Servicing in a programmable environment

The more structural impact may emerge not at trade matching but within asset servicing.

Corporate action processing today relies on predefined sequences — announcement, ex date, record date, payment date — with intermediaries cascading information down the chain.

Tokenised securities introduce programmable lifecycle events embedded within the asset itself. Smart contracts can automate distributions, redemptions, and reorganisations, potentially reducing manual intervention and market claims.

Vincedon argues that tokenisation represents a shift from static electronic ledgers to programmable ones. Over time, custodians may transition from record-keepers to secure key managers and node operators, while servicing models become more event-driven.

Baker describes the likely trajectory as a move away from siloed, sequential servicing toward integrated ecosystems with real-time lifecycle visibility.

The shift is subtle but structural: from harmonisation of processes to embedding logic directly within infrastructure.

Incremental upgrade or systemic redesign?

On the surface, the LSEG Digital Securities Depository is framed as evolutionary — a complementary settlement venue designed to coexist with established institutions.

In practice, its implications extend into governance, liquidity management, legal harmonisation, and servicing architecture.

Digital-native settlement venues may initially operate in parallel with traditional CSD models.

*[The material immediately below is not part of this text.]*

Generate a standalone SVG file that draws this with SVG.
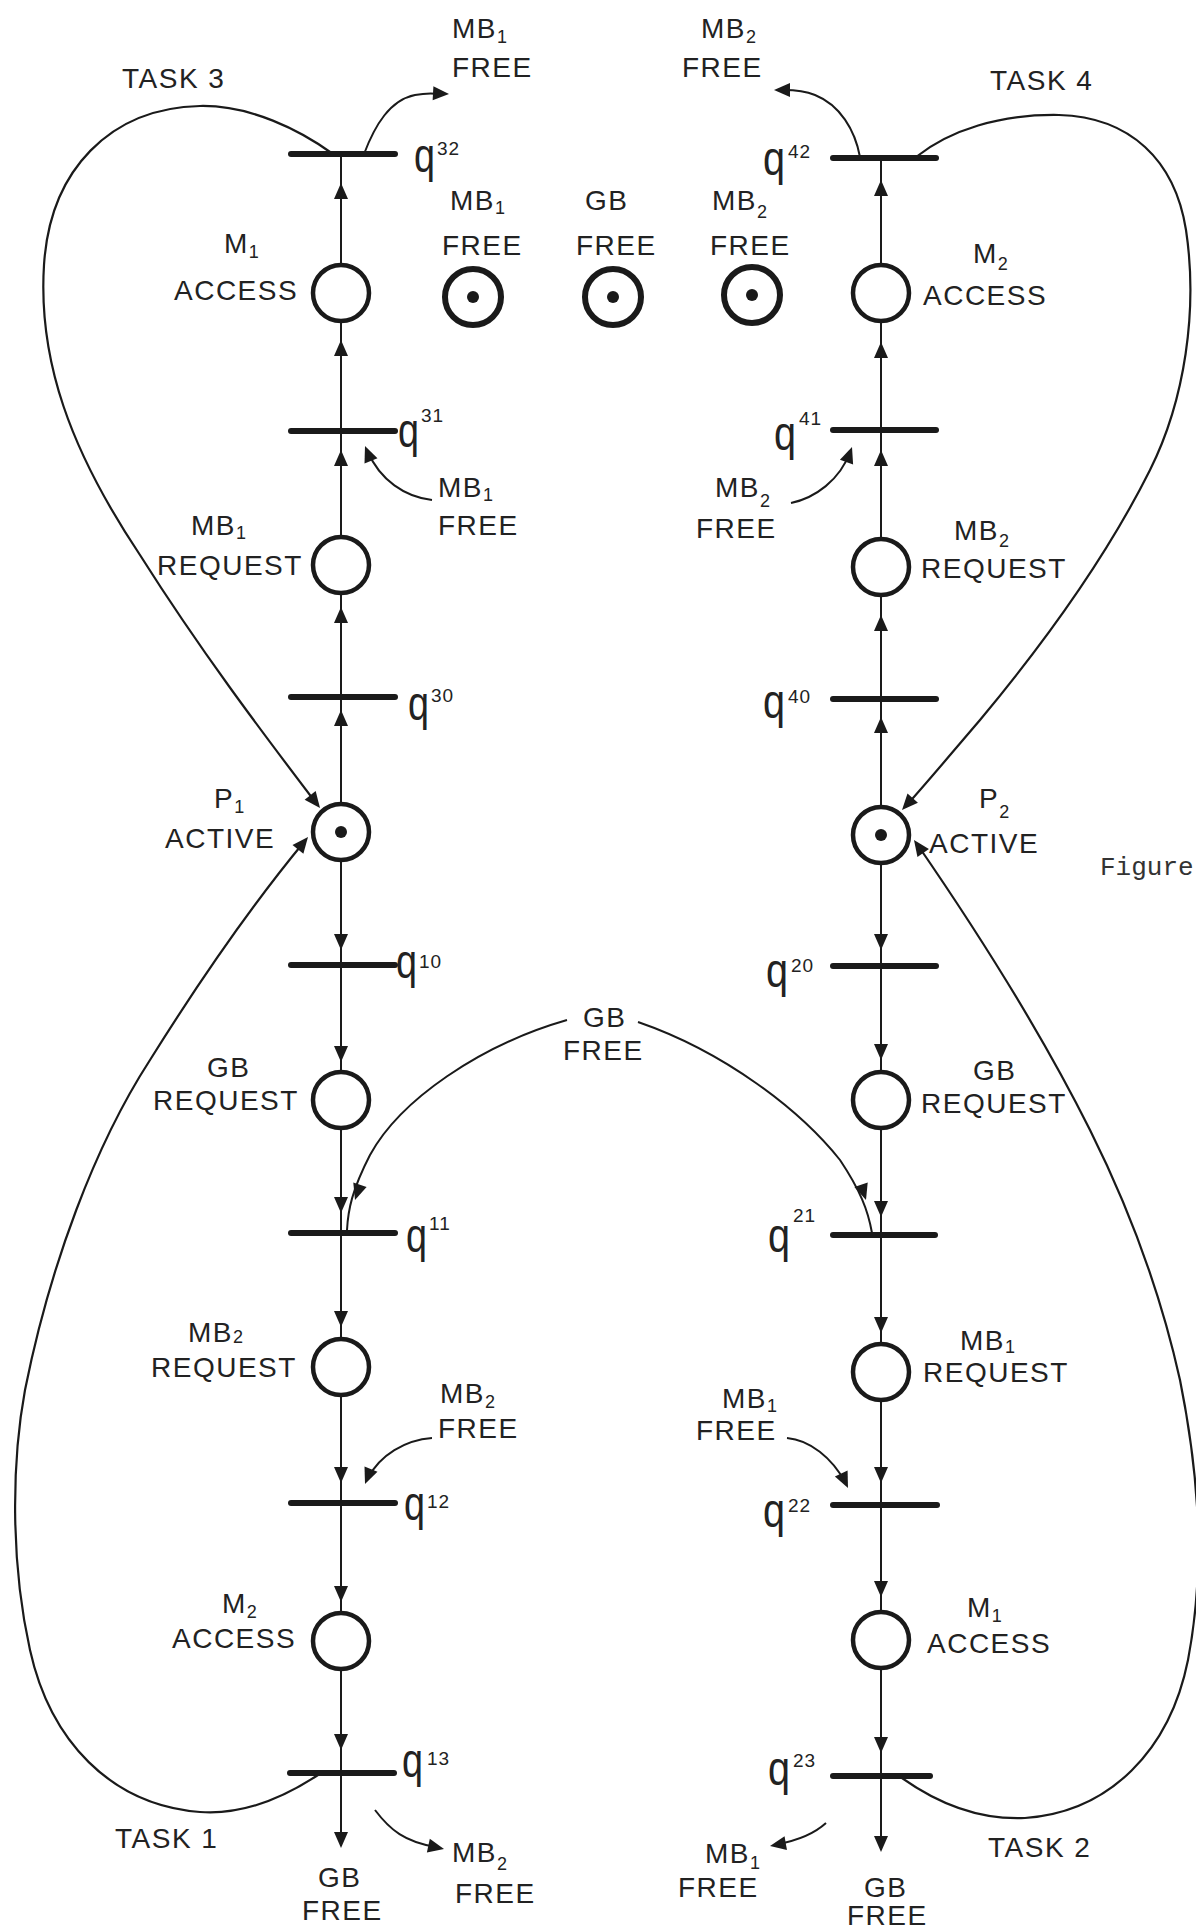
<svg xmlns="http://www.w3.org/2000/svg" width="1196" height="1928" viewBox="0 0 1196 1928">
<style>
.t{font-family:"Liberation Sans",Arial,sans-serif;font-size:28px;fill:#222;letter-spacing:1.5px}
.sb{font-size:18px;letter-spacing:0}
.q{font-family:"Liberation Sans",Arial,sans-serif;font-size:48px;fill:#222}
.sp{font-family:"Liberation Sans",Arial,sans-serif;font-size:19px;fill:#222;letter-spacing:1px}
.pl{fill:#fff;stroke:#1a1a1a;stroke-width:4.5}
.res{fill:#fff;stroke:#1a1a1a;stroke-width:6}
.tok{fill:#1a1a1a}
.bar{stroke:#1a1a1a;stroke-width:6;stroke-linecap:round}
.ln{fill:none;stroke:#1a1a1a;stroke-width:2}
.cv{fill:none;stroke:#1a1a1a;stroke-width:2.2}
.fig{font-family:"Liberation Mono","Courier New",monospace;font-size:26px;fill:#333}
</style>
<defs>
<path id="ah" d="M0,0 L-16,-7 L-16,7 Z" fill="#1a1a1a"/>
</defs>
<rect width="1196" height="1928" fill="#fff"/>

<g id="connectors">
  <line class="ln" x1="341" y1="154" x2="341" y2="1846"/>
  <line class="ln" x1="881" y1="158" x2="881" y2="1850"/>
  <use href="#ah" transform="translate(341,183) rotate(-90)"/>
  <use href="#ah" transform="translate(341,340) rotate(-90)"/>
  <use href="#ah" transform="translate(341,450) rotate(-90)"/>
  <use href="#ah" transform="translate(341,607) rotate(-90)"/>
  <use href="#ah" transform="translate(341,710) rotate(-90)"/>
  <use href="#ah" transform="translate(341,950) rotate(90)"/>
  <use href="#ah" transform="translate(341,1062) rotate(90)"/>
  <use href="#ah" transform="translate(341,1213) rotate(90)"/>
  <use href="#ah" transform="translate(341,1327) rotate(90)"/>
  <use href="#ah" transform="translate(341,1483) rotate(90)"/>
  <use href="#ah" transform="translate(341,1602) rotate(90)"/>
  <use href="#ah" transform="translate(341,1750) rotate(90)"/>
  <use href="#ah" transform="translate(341,1848) rotate(90)"/>
  <use href="#ah" transform="translate(881,180) rotate(-90)"/>
  <use href="#ah" transform="translate(881,342) rotate(-90)"/>
  <use href="#ah" transform="translate(881,450) rotate(-90)"/>
  <use href="#ah" transform="translate(881,615) rotate(-90)"/>
  <use href="#ah" transform="translate(881,717) rotate(-90)"/>
  <use href="#ah" transform="translate(881,950) rotate(90)"/>
  <use href="#ah" transform="translate(881,1060) rotate(90)"/>
  <use href="#ah" transform="translate(881,1217) rotate(90)"/>
  <use href="#ah" transform="translate(881,1333) rotate(90)"/>
  <use href="#ah" transform="translate(881,1483) rotate(90)"/>
  <use href="#ah" transform="translate(881,1597) rotate(90)"/>
  <use href="#ah" transform="translate(881,1753) rotate(90)"/>
  <use href="#ah" transform="translate(881,1852) rotate(90)"/>

  <path class="cv" d="M333,154 C300,130 250,105 200,106 C110,108 50,170 44,265 C38,360 70,450 140,555 C200,650 262,732 316,803"/>
  <use href="#ah" transform="translate(320,808) rotate(52)"/>
  <path class="cv" d="M318,1775 C280,1800 240,1815 200,1812 C110,1805 50,1740 30,1650 C10,1560 12,1460 25,1390 C50,1265 95,1145 150,1060 C200,980 252,905 304,842"/>
  <use href="#ah" transform="translate(308,837) rotate(-51)"/>
  <path class="cv" d="M916,157 C950,130 1000,114 1059,115 C1130,117 1175,160 1186,230 C1198,310 1185,400 1150,470 C1100,570 1030,660 980,720 C950,755 925,785 905,807"/>
  <use href="#ah" transform="translate(902,810) rotate(132)"/>
  <path class="cv" d="M902,1778 C940,1805 980,1820 1025,1818 C1110,1812 1170,1750 1188,1660 C1205,1570 1200,1480 1180,1380 C1160,1290 1130,1210 1090,1130 C1050,1050 990,950 917,844"/>
  <use href="#ah" transform="translate(914,840) rotate(-125)"/>

  <path class="ln" d="M567,1020 C480,1045 400,1100 370,1155 C352,1190 348,1210 347,1230"/>
  <use href="#ah" transform="translate(355,1200) rotate(108)"/>
  <path class="ln" d="M638,1022 C725,1052 800,1110 840,1160 C860,1190 868,1210 872,1233"/>
  <use href="#ah" transform="translate(866,1200) rotate(72)"/>

  <path class="ln" d="M432,500 C405,497 380,480 368,452"/>
  <use href="#ah" transform="translate(365,446) rotate(-112)"/>
  <path class="ln" d="M791,503 C815,498 840,480 850,452"/>
  <use href="#ah" transform="translate(852,447) rotate(-70)"/>
  <path class="ln" d="M432,1438 C405,1440 380,1455 368,1478"/>
  <use href="#ah" transform="translate(365,1484) rotate(112)"/>
  <path class="ln" d="M787,1438 C810,1440 832,1458 845,1482"/>
  <use href="#ah" transform="translate(848,1488) rotate(65)"/>
  <path class="ln" d="M375,1810 C390,1830 405,1842 436,1847"/>
  <use href="#ah" transform="translate(444,1849) rotate(12)"/>
  <path class="ln" d="M826,1823 C815,1833 800,1840 778,1844"/>
  <use href="#ah" transform="translate(770,1846) rotate(170)"/>
  <path class="ln" d="M364,154 C375,125 390,100 415,95 C425,93 432,93 440,94"/>
  <use href="#ah" transform="translate(449,94) rotate(3)"/>
  <path class="ln" d="M860,157 C855,130 840,105 815,95 C805,91 795,90 784,90"/>
  <use href="#ah" transform="translate(774,90) rotate(180)"/>
</g>

<g id="p-m1-access-l">
  <circle class="pl" cx="341" cy="293" r="28"/>
  <text class="t" x="224" y="253">M<tspan class="sb" dy="5">1</tspan></text>
  <text class="t" x="174" y="300">ACCESS</text>
</g>
<g id="p-mb1-request-l">
  <circle class="pl" cx="341" cy="565" r="28"/>
  <text class="t" x="191" y="535">MB<tspan class="sb" dy="4">1</tspan></text>
  <text class="t" x="157" y="575">REQUEST</text>
</g>
<g id="p-p1-active">
  <circle class="pl" cx="341" cy="832" r="28"/>
  <circle class="tok" cx="341" cy="832" r="6"/>
  <text class="t" x="214" y="808">P<tspan class="sb" dy="5">1</tspan></text>
  <text class="t" x="165" y="848">ACTIVE</text>
</g>
<g id="p-gb-request-l">
  <circle class="pl" cx="341" cy="1100" r="28"/>
  <text class="t" x="207" y="1077">GB</text>
  <text class="t" x="153" y="1110">REQUEST</text>
</g>
<g id="p-mb2-request-l">
  <circle class="pl" cx="341" cy="1367" r="28"/>
  <text class="t" x="188" y="1342">MB<tspan class="sb" dy="1">2</tspan></text>
  <text class="t" x="151" y="1377">REQUEST</text>
</g>
<g id="p-m2-access-l">
  <circle class="pl" cx="341" cy="1641" r="28"/>
  <text class="t" x="222" y="1613">M<tspan class="sb" dy="5">2</tspan></text>
  <text class="t" x="172" y="1648">ACCESS</text>
</g>

<g id="p-m2-access-r">
  <circle class="pl" cx="881" cy="293" r="28"/>
  <text class="t" x="973" y="263">M<tspan class="sb" dy="7">2</tspan></text>
  <text class="t" x="923" y="305">ACCESS</text>
</g>
<g id="p-mb2-request-r">
  <circle class="pl" cx="881" cy="567" r="28"/>
  <text class="t" x="954" y="540">MB<tspan class="sb" dy="7">2</tspan></text>
  <text class="t" x="921" y="578">REQUEST</text>
</g>
<g id="p-p2-active">
  <circle class="pl" cx="881" cy="835" r="28"/>
  <circle class="tok" cx="881" cy="835" r="6"/>
  <text class="t" x="979" y="808">P<tspan class="sb" dy="10">2</tspan></text>
  <text class="t" x="929" y="853">ACTIVE</text>
</g>
<g id="p-gb-request-r">
  <circle class="pl" cx="881" cy="1100" r="28"/>
  <text class="t" x="973" y="1080">GB</text>
  <text class="t" x="921" y="1113">REQUEST</text>
</g>
<g id="p-mb1-request-r">
  <circle class="pl" cx="881" cy="1372" r="28"/>
  <text class="t" x="960" y="1350">MB<tspan class="sb" dy="3">1</tspan></text>
  <text class="t" x="923" y="1382">REQUEST</text>
</g>
<g id="p-m1-access-r">
  <circle class="pl" cx="881" cy="1640" r="28"/>
  <text class="t" x="967" y="1617">M<tspan class="sb" dy="5">1</tspan></text>
  <text class="t" x="927" y="1653">ACCESS</text>
</g>

<g id="p-mb1-free">
  <circle class="res" cx="473" cy="297" r="28"/>
  <circle class="tok" cx="473" cy="297" r="6"/>
  <text class="t" x="450" y="210">MB<tspan class="sb" dy="4">1</tspan></text>
  <text class="t" x="442" y="255">FREE</text>
</g>
<g id="p-gb-free">
  <circle class="res" cx="613" cy="297" r="28"/>
  <circle class="tok" cx="613" cy="297" r="6"/>
  <text class="t" x="585" y="210">GB</text>
  <text class="t" x="576" y="255">FREE</text>
</g>
<g id="p-mb2-free">
  <circle class="res" cx="752" cy="295" r="28"/>
  <circle class="tok" cx="752" cy="295" r="6"/>
  <text class="t" x="712" y="210">MB<tspan class="sb" dy="8">2</tspan></text>
  <text class="t" x="710" y="255">FREE</text>
</g>

<g id="t-q32">
  <line class="bar" x1="291" y1="154" x2="395" y2="154"/>
  <text class="q" x="414" y="172" textLength="21" lengthAdjust="spacingAndGlyphs">q</text>
  <text class="sp" x="437" y="155">32</text>
</g>
<g id="t-q31">
  <line class="bar" x1="291" y1="431" x2="395" y2="431"/>
  <text class="q" x="398" y="447" textLength="21" lengthAdjust="spacingAndGlyphs">q</text>
  <text class="sp" x="421" y="422">31</text>
</g>
<g id="t-q30">
  <line class="bar" x1="291" y1="697" x2="395" y2="697"/>
  <text class="q" x="408" y="720" textLength="21" lengthAdjust="spacingAndGlyphs">q</text>
  <text class="sp" x="431" y="702">30</text>
</g>
<g id="t-q10">
  <line class="bar" x1="291" y1="965" x2="395" y2="965"/>
  <text class="q" x="396" y="978" textLength="21" lengthAdjust="spacingAndGlyphs">q</text>
  <text class="sp" x="419" y="968">10</text>
</g>
<g id="t-q11">
  <line class="bar" x1="291" y1="1233" x2="395" y2="1233"/>
  <text class="q" x="406" y="1252" textLength="21" lengthAdjust="spacingAndGlyphs">q</text>
  <text class="sp" x="429" y="1230">11</text>
</g>
<g id="t-q12">
  <line class="bar" x1="291" y1="1503" x2="395" y2="1503"/>
  <text class="q" x="404" y="1520" textLength="21" lengthAdjust="spacingAndGlyphs">q</text>
  <text class="sp" x="427" y="1508">12</text>
</g>
<g id="t-q13">
  <line class="bar" x1="290" y1="1773" x2="394" y2="1773"/>
  <text class="q" x="402" y="1777" textLength="21" lengthAdjust="spacingAndGlyphs">q</text>
  <text class="sp" x="427" y="1765">13</text>
</g>

<g id="t-q42">
  <line class="bar" x1="833" y1="158" x2="936" y2="158"/>
  <text class="q" x="763" y="175" textLength="22" lengthAdjust="spacingAndGlyphs">q</text>
  <text class="sp" x="788" y="158">42</text>
</g>
<g id="t-q41">
  <line class="bar" x1="833" y1="430" x2="936" y2="430"/>
  <text class="q" x="774" y="450" textLength="22" lengthAdjust="spacingAndGlyphs">q</text>
  <text class="sp" x="799" y="425">41</text>
</g>
<g id="t-q40">
  <line class="bar" x1="833" y1="699" x2="936" y2="699"/>
  <text class="q" x="763" y="718" textLength="22" lengthAdjust="spacingAndGlyphs">q</text>
  <text class="sp" x="788" y="703">40</text>
</g>
<g id="t-q20">
  <line class="bar" x1="833" y1="966" x2="936" y2="966"/>
  <text class="q" x="766" y="987" textLength="22" lengthAdjust="spacingAndGlyphs">q</text>
  <text class="sp" x="791" y="972">20</text>
</g>
<g id="t-q21">
  <line class="bar" x1="833" y1="1235" x2="935" y2="1235"/>
  <text class="q" x="768" y="1252" textLength="22" lengthAdjust="spacingAndGlyphs">q</text>
  <text class="sp" x="793" y="1222">21</text>
</g>
<g id="t-q22">
  <line class="bar" x1="833" y1="1505" x2="937" y2="1505"/>
  <text class="q" x="763" y="1527" textLength="22" lengthAdjust="spacingAndGlyphs">q</text>
  <text class="sp" x="788" y="1512">22</text>
</g>
<g id="t-q23">
  <line class="bar" x1="833" y1="1776" x2="930" y2="1776"/>
  <text class="q" x="768" y="1785" textLength="22" lengthAdjust="spacingAndGlyphs">q</text>
  <text class="sp" x="793" y="1767">23</text>
</g>

<g id="ref-mb1-free-top">
  <text class="t" x="452" y="38">MB<tspan class="sb" dy="5">1</tspan></text>
  <text class="t" x="452" y="77">FREE</text>
</g>
<g id="ref-mb2-free-top">
  <text class="t" x="701" y="38">MB<tspan class="sb" dy="5">2</tspan></text>
  <text class="t" x="682" y="77">FREE</text>
</g>
<g id="ref-mb1-free-q31">
  <text class="t" x="438" y="497">MB<tspan class="sb" dy="4">1</tspan></text>
  <text class="t" x="438" y="535">FREE</text>
</g>
<g id="ref-mb2-free-q41">
  <text class="t" x="715" y="497">MB<tspan class="sb" dy="10">2</tspan></text>
  <text class="t" x="696" y="538">FREE</text>
</g>
<g id="ref-gb-free-mid">
  <text class="t" x="583" y="1027">GB</text>
  <text class="t" x="563" y="1060">FREE</text>
</g>
<g id="ref-mb2-free-q12">
  <text class="t" x="440" y="1403">MB<tspan class="sb" dy="5">2</tspan></text>
  <text class="t" x="438" y="1438">FREE</text>
</g>
<g id="ref-mb1-free-q22">
  <text class="t" x="722" y="1408">MB<tspan class="sb" dy="4">1</tspan></text>
  <text class="t" x="696" y="1440">FREE</text>
</g>
<g id="ref-gb-free-bl">
  <text class="t" x="318" y="1887">GB</text>
  <text class="t" x="302" y="1920">FREE</text>
</g>
<g id="ref-mb2-free-bl">
  <text class="t" x="452" y="1862">MB<tspan class="sb" dy="8">2</tspan></text>
  <text class="t" x="455" y="1903">FREE</text>
</g>
<g id="ref-mb1-free-br">
  <text class="t" x="705" y="1863">MB<tspan class="sb" dy="6">1</tspan></text>
  <text class="t" x="678" y="1897">FREE</text>
</g>
<g id="ref-gb-free-br">
  <text class="t" x="864" y="1897">GB</text>
  <text class="t" x="847" y="1925">FREE</text>
</g>

<g id="labels">
  <text class="t" x="122" y="88">TASK 3</text>
  <text class="t" x="990" y="90">TASK 4</text>
  <text class="t" x="115" y="1848">TASK 1</text>
  <text class="t" x="988" y="1857">TASK 2</text>
  <text class="fig" x="1100" y="875">Figure</text>
</g>
</svg>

Yet the demands of atomic settlement, programmable lifecycle management, and synchronised data frameworks apply pressure across the post-trade chain.

The history of European market integration shows that harmonisation is rarely instantaneous. It evolves through incremental alignment of standards, legal frameworks, and infrastructure.

The question facing the industry is not whether digital settlement will replace legacy systems overnight. It is whether the underlying architecture of post-trade — built on sequential processing and layered reconciliation — can adapt to a model defined by synchronisation and programmability.

If it can, coexistence will prevail.

If it cannot, structural redesign may follow.